From his arrival at the Smithsonian in 1984, Secretary Robert McCormick Adams felt the Institution needed to challenge visitors to wrestle with societal ills of the 1980s; that the United States was still "marred by striking inequalities in opportunity, and by the persistence of racial, ethnic and gender stereotypes, that museums can play an important part in dispelling" and that the "Smithsonian must strive for sensitivity to the conditions, needs and aspirations of the multiple and growing audiences it has an obligation to reach."
To accomplish this, Secretary Adams asked staff to produce and reinterpret exhibits that appealed to the broadest audience possible, incorporated a cross-disciplinary approach to exhibits, enhanced visitor experiences and services based on researched demographics, and improved the balance of programs for minorities.
However, Adams was faced with the largest complex of museums that did not lend itself to innovation and experimentation; exhibits were planned years in advance and at a high-cost for durability and large audiences. As a result, Adams developed the concept of an “experimental gallery” with shorter venues, low-tech approach, and an experimental ethos.

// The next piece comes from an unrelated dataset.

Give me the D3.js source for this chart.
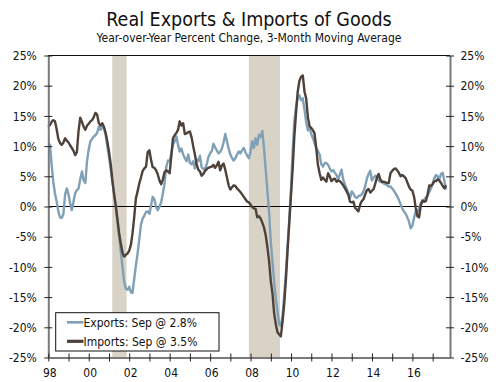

Adams’ tasked Assistant Secretary for Museums, Tom Freudenheim, with conceiving the Experimental Gallery. His vision was to create a "place where the Smithsonian and outside institutions could explore new ideas, as well as new techniques, for installation and interpretation. We envisioned it to be a place where the field might learn from our experiences and where change could be rapidly implemented."
In May 1989, Kimberly Camp, a practicing professional artist who had served on the Pennsylvania Council on the Arts as director of the Minority Arts Services program and the Artists in Education Program, was hired to direct the Experimental Gallery.
After 18 months of preparation, on February 1, 1991, the 7000 square foot Experimental Gallery opened in the Arts & Industries Building on the National Mall. Its inaugural exhibits were: Casitas: An Urban Cultural Alternative; Project Face to Face; and Principles of Flight.
From 1991-1994, the Experimental Gallery put on eighteen exhibitions including interactive exhibits in the physical and natural sciences, and multicultural exhibitions in the arts and humanities.
Through the exhibits at the Experimental Gallery, visitors had more intimate access to museum objects; experienced opportunities for informal, self-directed learning; found organized areas for family and inter-generational and inter-cultural learning; and participated in a setting in which to encounter new and sometimes disturbing ideas that could challenge their beliefs and emotions. The experimental museum space continues today at the Arts and Industries Building, as it has played host to a variety of innovative programs since the fall of 2015; including the Smithsonian Asian Pacific American Center's "Crosslines Culture Lab," a creative convening of artworks, performances and dialogues that explore identities in intersection; and "The Long Conversation," which featured more than 25 leaders from the arts and sciences in a relay of two-person dialogues that focused on what makes them optimistic about the future.
Currently on view at the Smithsonian Institution Archives is the exhibition: Designed for Change: The Experimental Gallery, 1991-1994, which features historic images of The Experimental Gallery.